Know this, you have never seen anything like Beasts of the Southern Wild. I say this with confidence, as this film can quite possibly transport you to a world you never knew existed. It’s a story so fascinating and so surreal, it can only be described as pure magic put to film.
Quvenzhane Wallis is Hushpuppy, a little girl who lives in a Delta region forgotten by the rest of the world. She’s faced with the deterioration of her father’s health and imminent death, as well as the threat of prehistoric creatures called aurochs. They roamed the earth until the ice age froze them. Now, with the ice caps melting and Hushpuppy’s Delta community quickly inundating, she searches for her mother.
Beasts of the Southern Wild is not an easy film to digest. Describing what the film is about will surely alienate people and immediately turn some away. But even the most jaded of unimaginative movie goers need to appreciate both Quvenzhane and Dwight Henry as Hushpuppy’s father. Their performances here are unflinching, so incredibly raw and beautiful that as absurd a premise as the film is, it’s like watching a documentary on imagination.
“The whole universe, it depends on everything fittin’ together just right.” Hushpuppy says in voiceover. It’s these mystical quotes that fit so very nicely with the The Bathtub, the Louisiana bayou where Hushpuppy lives with her father and a bunch of interesting similar neighbors. Everyone here happily gets by truly living on the fringes of society. They consider it the best place on earth. Hushpuppy looks beyond at the city that separates her from the rest of the world and considers it ugly. This isn’t a story about finding the golden road.

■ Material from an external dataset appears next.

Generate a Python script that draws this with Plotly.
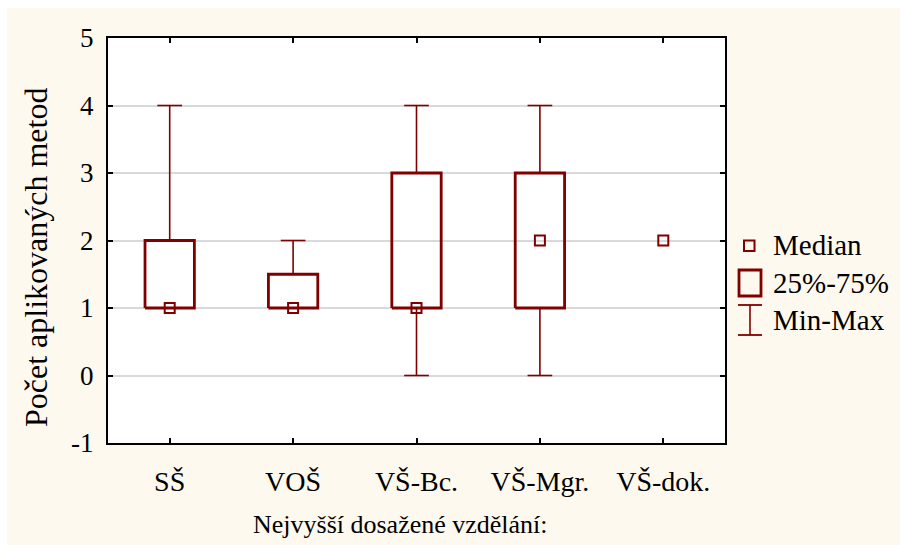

Hushpuppy imagines a world where ice caps are melting, spliced with scenes of aurochs rampaging through the land. For all its magical elements, it would be easy to classify Beasts as a coming of age story, or even a fairytale. But Beasts of the Southern Wild really cannot be classified into anything. It just is what it is. A film that sees beauty in tragedy. A film that defies logic.
Regardless, Beasts of the Southern Wild, anchored by these two stars, is unlike anything you will see in a long time. Surely, it’s a much needed break from the usual summer blockbuster. It is a film that celebrates life by celebrating death, celebrates joy and wealth of the mind by despair and poverty of the body. It celebrates the power of imagination. It is a brutally strange movie. Hushpuppy explains that one of the things her father taught her was that, “You have to take care of the things smaller and sweeter than you.”
From this point on, this film will be the standard for how I will judge people’s taste in films. That’s not to say it is the best film I’ve ever seen, or anything of the sort. It is just so incredibly unique, that if you can’t grasp it, you can’t be trusted with a mind. This movie is astonishing, fierce and original. It’s all of these things in all different kinds of ways. This film is extraordinary.
A



Saw this last weekend. The best movie of the year so far. Great review.
I just saw the movie tonight and I don’t understand the buzz. Yes, Wallis is extraordinary, but the hand cam shooting style and vague symbolism just doesn’t work for me.